> [What you are asked to do]
From the first line of the data below through the line holding "-28, -29, -30]", output each line exactly and leave the pictures out.

> [Data section]

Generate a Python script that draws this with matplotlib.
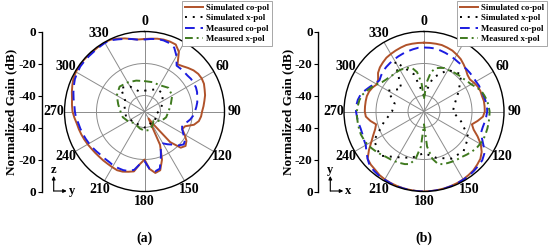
import numpy as np
import matplotlib.pyplot as plt
from matplotlib.lines import Line2D

plt.rcParams['font.family'] = ['Liberation Serif', 'DejaVu Serif']
plt.rcParams['font.weight'] = 'bold'

# angles (deg, clockwise from top)
ang5 = np.arange(0, 360, 5)
ang15 = np.arange(0, 360, 15)

# ---- panel (a), dB ----
a_sim_co = [-4.7, -4.3, -3.8, -3.5, -3.5, -3.8, -7, -14, -13, -11.5, -10, -9,
            -8.7, -9, -10, -10.8, -12, -13, -14, -14.5, -15.5, -18, -23, -24,
            -21, -18, -16.5, -18, -25, -40, -45, -27, -18, -12, -11, -14,
            -20, -17, -12, -11, -10, -9.5, -9.8, -10, -10, -10, -9.8, -9.5,
            -9, -8.5, -8, -7.5, -7, -6, -5, -4.5, -4, -3, -2, -1,
            -0.5, -0.3, -0.2, -0.3, -0.5, -0.3, 0, -0.4, -1.5, -2.7, -4, -4.8]
a_meas_co = [-5, -4.5, -4, -4, -4.5, -6, -10, -15, -15, -15, -15, -14.5,
             -14.5, -14.5, -15, -16, -16.5, -17.5, -18.5, -19.5, -21, -23, -25, -24,
             -22, -19, -18, -20, -23, -25, -27, -26, -20, -13, -12, -14,
             -19, -17, -13, -11.5, -11, -11, -11, -11.5, -11.5, -11.5, -11, -10.5,
             -10, -9.5, -9, -8.5, -8, -7, -6.5, -6, -5, -4, -3, -2,
             -1.5, -1, -1, -1, -1, -0.8, -0.5, -0.8, -2, -3, -4, -5]
a_sim_x = [-37, -36, -34, -34, -37, -39, -41, -43, -42, -41, -42, -40,
           -40, -41, -41, -40, -40, -38, -38, -37, -36, -29, -32, -37]
a_meas_x = [-31, -31, -31, -29, -30, -33, -35, -36, -38, -42, -40, -38,
            -38, -39, -40, -40, -38, -36, -35, -33, -30, -28, -29, -30]

# ---- panel (b), dB ----
b_sim_co = [-7, -7, -7, -7, -7.5, -8, -9, -10, -11.5, -13, -14.5, -15,
            -14, -13, -12.5, -12.5, -12, -12, -12, -13, -16, -19, -17, -13,
            -9, -6, -4, -3, -2, -1.5, -1, -0.7, -0.5, -0.3, -0.2, -0.1,
            0, -0.1, -0.2, -0.3, -0.5, -0.7, -1, -1.5, -2.5, -3, -4, -8,
            -12, -15, -17.5, -19, -16, -13.5, -13, -13, -13, -13, -13.5, -14.5,
            -16, -15, -12.5, -11, -10, -9, -8.5, -8, -7.5, -7, -7, -7]
b_meas_co = [-10, -10, -10, -10.5, -11, -11.5, -12, -12.5, -12.5, -12.5, -12.5, -12.5,
             -12.5, -12, -12, -11.5, -11, -10.5, -10.5, -11, -11.5, -12, -12, -10,
             -7, -4, -2.5, -2, -1.5, -1, -0.8, -0.5, -0.3, -0.2, -0.1, 0,
             0, 0, -0.1, -0.2, -0.3, -0.5, -0.8, -1, -1.5, -2, -4, -6,
             -8, -8.5, -9, -9, -8.5, -8, -7.5, -7.5, -8, -9, -11, -13,
             -15, -16, -15, -14, -13.5, -13, -12.5, -12, -11.5, -11, -10.5, -10]
b_sim_x = [-40, -28, -20, -17, -25, -30, -32, -26, -18, -15, -16, -20,
           -24, -20, -17, -11, -14, -24, -30, -31, -24, -30, -14, -26]
b_meas_x = [-42, -32, -25, -22, -21, -20, -20, -19.5, -19, -18.5, -18, -17,
            -16, -14, -12, -11, -10, -9.5, -9, -9, -9, -9, -9, -9,
            -9.5, -10, -11, -12, -13, -13.5, -14, -14.5, -15, -16, -20, -28,
            -42, -28, -20, -16, -15, -14.5, -14, -13.5, -13, -12, -11, -10,
            -9, -8.5, -8, -8, -8, -8, -8, -8.5, -9, -10, -12, -14,
            -16, -18, -19, -19.5, -20, -20, -20, -20.5, -21, -22, -25, -32]

series_names = ['Simulated co-pol', 'Simulated x-pol', 'Measured co-pol', 'Measured x-pol']
gain_ticks = [0, -20, -40]
r_min = -50

styles = [dict(color='#b0522a', lw=1.4, ls='-'),
          dict(color='black', lw=1.4, ls=(0, (1, 3))),
          dict(color='#1c1ce0', lw=1.4, ls=(0, (5, 3))),
          dict(color='#3f7a1f', lw=1.4, ls=(0, (4, 2, 1, 2)))]

W, H = 550, 250
fig = plt.figure(figsize=(W / 100, H / 100), dpi=100)


def closed(ang, vals):
    th = np.deg2rad(np.append(ang, 360))
    return th, np.append(vals, vals[0])


def panel(cx, cy, rad, curves, letter, axis_x, v_lab, h_lab, leg_right):
    ax = fig.add_axes([(cx - rad) / W, 1 - (cy + rad) / H, 2 * rad / W, 2 * rad / H],
                      projection='polar')
    ax.set_theta_zero_location('N')
    ax.set_theta_direction(-1)
    for (ang, vals), st in zip(curves, styles):
        th, r = closed(ang, vals)
        ax.plot(th, r, **st)
    ax.set_rlim(r_min, 0)
    ax.set_rticks(gain_ticks[1:])
    ax.set_yticklabels([])
    ax.set_thetagrids(np.arange(0, 360, 30), [str(a) for a in range(0, 360, 30)],
                      fontsize=10, fontweight='bold')
    ax.tick_params(axis='x', pad=-3)
    ax.grid(True, color='#8c8c8c', lw=0.7)
    ax.spines['polar'].set_linewidth(1.0)

    handles = [Line2D([], [], **st) for st in styles]
    leg = fig.legend(handles, series_names, loc='upper right',
                     bbox_to_anchor=(leg_right / W, 1 - 1 / H),
                     fontsize=6.3, frameon=True, fancybox=False, edgecolor='#999999',
                     framealpha=1.0, borderpad=0.35, labelspacing=0.25,
                     handlelength=2.1, handletextpad=0.3, borderaxespad=0)
    leg.get_frame().set_linewidth(0.6)
    leg.set_zorder(10)

    # vertical gain axis spanning the diameter
    axl = fig.add_axes([axis_x / W, 1 - (cy + rad) / H, 0.0001, 2 * rad / H])
    for s in ['top', 'right', 'bottom']:
        axl.spines[s].set_visible(False)
    axl.spines['left'].set_linewidth(1.0)
    axl.set_xticks([])
    axl.set_ylim(-(0 - r_min), 0 - r_min)
    pos = [g - r_min for g in gain_ticks] + [-(g - r_min) for g in gain_ticks[::-1]]
    labs = [str(g) for g in gain_ticks] + [str(g) for g in gain_ticks[::-1]]
    axl.set_yticks(pos)
    axl.set_yticklabels(labs, fontsize=9.5, fontweight='bold')
    axl.tick_params(axis='y', length=3, width=0.8, pad=1)
    fig.text((axis_x - 30) / W, 1 - cy / H, 'Normalized Gain (dB)', rotation=90,
             ha='center', va='center', fontsize=9.5, fontweight='bold')

    # coordinate indicator
    ox, oy = axis_x + 12, H - 191
    ap = dict(arrowstyle='-|>', lw=0.8, color='black', mutation_scale=5,
              shrinkA=0, shrinkB=0)
    fig.add_artist(plt.Annotation('', xy=(ox, oy + 15), xytext=(ox, oy),
                                  xycoords='figure pixels', arrowprops=ap))
    fig.add_artist(plt.Annotation('', xy=(ox + 13, oy), xytext=(ox, oy),
                                  xycoords='figure pixels', arrowprops=ap))
    fig.text(ox / W, (oy + 21) / H, v_lab, ha='center', va='center', fontsize=9)
    fig.text((ox + 18) / W, oy / H, h_lab, ha='center', va='center', fontsize=9)

    fig.text(cx / W, 1 - 238 / H, letter, ha='center', va='center', fontsize=10)


panel(144.5, 111.5, 80,
      [(ang5, a_sim_co), (ang15, a_sim_x), (ang5, a_meas_co), (ang15, a_meas_x)],
      '(a)', 41.7, 'z', 'y', 272)
panel(424, 111.5, 80,
      [(ang5, b_sim_co), (ang15, b_sim_x), (ang5, b_meas_co), (ang5, b_meas_x)],
      '(b)', 318.3, 'y', 'x', 547)

fig.savefig('out.png', dpi=100)
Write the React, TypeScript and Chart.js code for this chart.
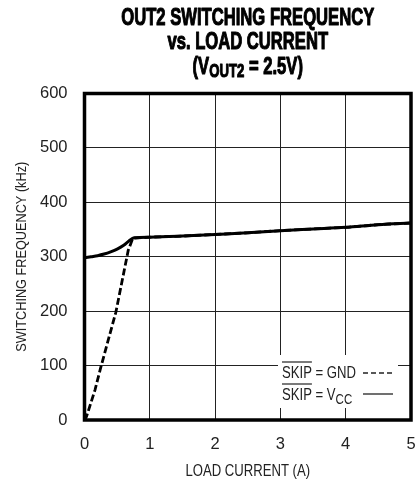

> [Exercise response]
Generate a Python script that draws this with matplotlib.
import numpy as np
import matplotlib.pyplot as plt
from matplotlib.lines import Line2D

plt.rcParams['font.family'] = ['Liberation Serif', 'DejaVu Serif']
plt.rcParams['font.weight'] = 'bold'

# angles (deg, clockwise from top)
ang5 = np.arange(0, 360, 5)
ang15 = np.arange(0, 360, 15)

# ---- panel (a), dB ----
a_sim_co = [-4.7, -4.3, -3.8, -3.5, -3.5, -3.8, -7, -14, -13, -11.5, -10, -9,
            -8.7, -9, -10, -10.8, -12, -13, -14, -14.5, -15.5, -18, -23, -24,
            -21, -18, -16.5, -18, -25, -40, -45, -27, -18, -12, -11, -14,
            -20, -17, -12, -11, -10, -9.5, -9.8, -10, -10, -10, -9.8, -9.5,
            -9, -8.5, -8, -7.5, -7, -6, -5, -4.5, -4, -3, -2, -1,
            -0.5, -0.3, -0.2, -0.3, -0.5, -0.3, 0, -0.4, -1.5, -2.7, -4, -4.8]
a_meas_co = [-5, -4.5, -4, -4, -4.5, -6, -10, -15, -15, -15, -15, -14.5,
             -14.5, -14.5, -15, -16, -16.5, -17.5, -18.5, -19.5, -21, -23, -25, -24,
             -22, -19, -18, -20, -23, -25, -27, -26, -20, -13, -12, -14,
             -19, -17, -13, -11.5, -11, -11, -11, -11.5, -11.5, -11.5, -11, -10.5,
             -10, -9.5, -9, -8.5, -8, -7, -6.5, -6, -5, -4, -3, -2,
             -1.5, -1, -1, -1, -1, -0.8, -0.5, -0.8, -2, -3, -4, -5]
a_sim_x = [-37, -36, -34, -34, -37, -39, -41, -43, -42, -41, -42, -40,
           -40, -41, -41, -40, -40, -38, -38, -37, -36, -29, -32, -37]
a_meas_x = [-31, -31, -31, -29, -30, -33, -35, -36, -38, -42, -40, -38,
            -38, -39, -40, -40, -38, -36, -35, -33, -30, -28, -29, -30]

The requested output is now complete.